Somewhere along the line, I can’t help but notice the “diversity” of styles in the lounge/club. From an American perspective, it is a tossed salad of dead and living fashion. Old 80s looks collide with urban casual. Colors a bit too bold for an American dance floor find fabrics to flirt with.

But is it really that Indian fashion is “out of style”? Is it just an act of extreme Western arrogance to think that Indian clubbers are “catching up” on old American looks?

The marketing cycle — especially in America — is growing increasingly short. First there were looks that lasted for a generation. Then came the decades — 50s, 60s, 70s, 80s. And now? Maybe something even faster — a 5 year turnover. A quarterly change. A new look for the season.

And along the way, uniformity sets in. If everyone has to keep up with the new look, everyone has to look the same. Which means that an American on an Indian dance floor is going to see things that seem “old” or jarring. Even though Indians might not be on the same fashion stopwatch.

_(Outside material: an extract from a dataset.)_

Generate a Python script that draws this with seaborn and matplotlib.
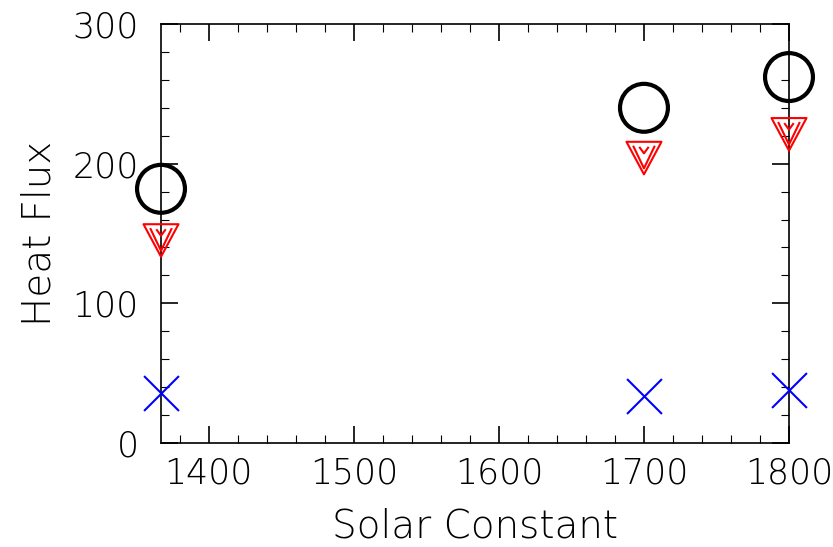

Then another thought crosses my mind: colors. In the context of traditional clothes — saris, salwar kamises, etc — Indian women have a freedom to choose from a startling variety of colors, patterns, and combinations. There are combinations just not possible in a U.S. context that look absolutely gorgeous in a traditional Indian one.

So if your wardrobe draws from both “modern” and “traditional” wear, why limit yourself? Why play with such variety in the traditional context, while putting yourself in a box when it comes to the frenetic marketing cycle of modern wear? Suddenly the clash of styles worn by Indian clubbers doesn’t seem so clashing after all.